Firm value is shaped by how managers balance debt and equity, because financing choices change both expected returns and risks for investors, employees and communities. Franco Modigliani and Merton Miller of Massachusetts Institute of Technology demonstrated that under idealized conditions capital structure is irrelevant to value, which clarifies that observed effects arise from real-world frictions. Those frictions include taxes, bankruptcy costs, and informational asymmetries that alter cash flows available to stakeholders and the discount rates investors apply.

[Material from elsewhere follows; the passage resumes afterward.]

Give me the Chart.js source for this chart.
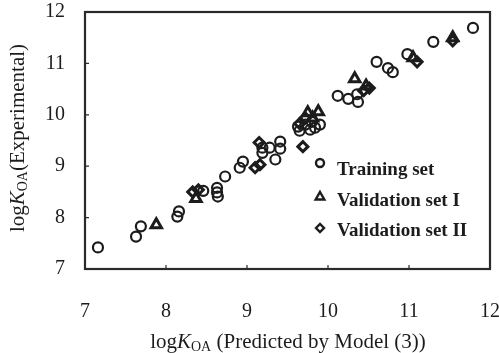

Leverage and cost of capital
Aswath Damodaran of New York University explains that borrowing typically lowers the weighted average cost of capital through tax shields but simultaneously raises the required return on equity because shareholders demand compensation for higher risk. The trade-off between tax benefits and the rising probability of financial distress is central to why valuation depends on capital mix. Michael C. Jensen of Harvard Business School analyzed agency conflicts that emerge when debt disciplines managers but can also incentivize risk-shifting or underinvestment, each of which changes future cash flows and therefore firm value.

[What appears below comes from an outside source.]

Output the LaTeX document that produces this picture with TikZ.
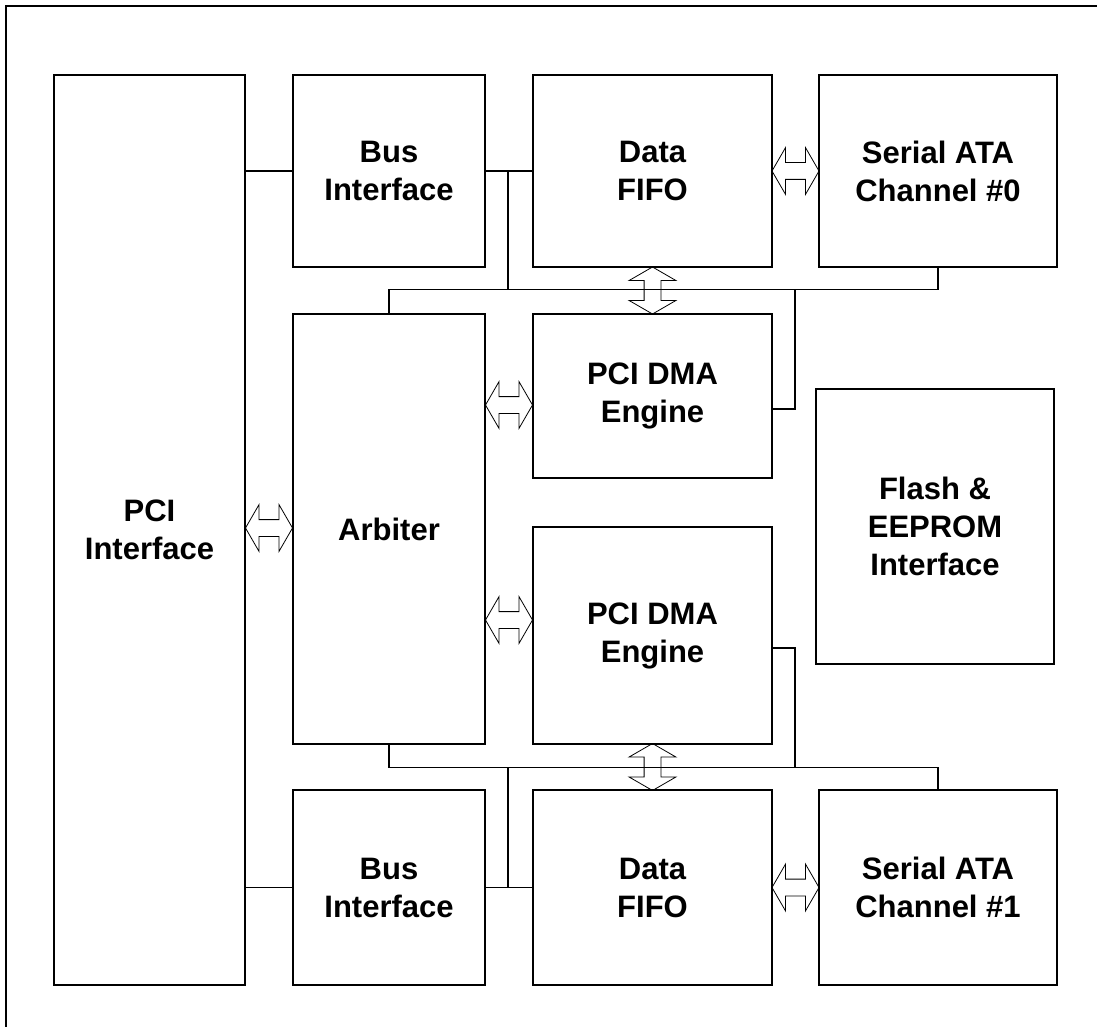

Market signals and governance
Market perception of leverage communicates information; credit ratings, bank relationships and bond spreads reflect expectations about profitability and resilience. International Monetary Fund highlights that elevated corporate leverage can amplify systemic risk and influence access to finance at a regional level, affecting employment and investment in affected territories. World Bank research points to how creditor rights and insolvency frameworks in different jurisdictions change firms’ willingness to use debt, with cultural norms and governance models shaping preferred financing patterns among family-owned enterprises or publicly listed firms.
Consequences and distinctive features
Sectoral characteristics matter: capital-intensive manufacturers often rely on long-term debt, while technology firms with intangible assets favor equity because collateral value is low and bankruptcy costs are high. Environmental and territorial factors also play a role; firms in regions with volatile commodity exposure or weak legal enforcement face higher borrowing costs, reducing value relative to peers. Robust empirical and institutional scholarship shows that optimal capital structure is not a universal constant but a contextual policy that alters expected cash flows, risk allocation and the discount rate, and through those channels materially affects firm valuation.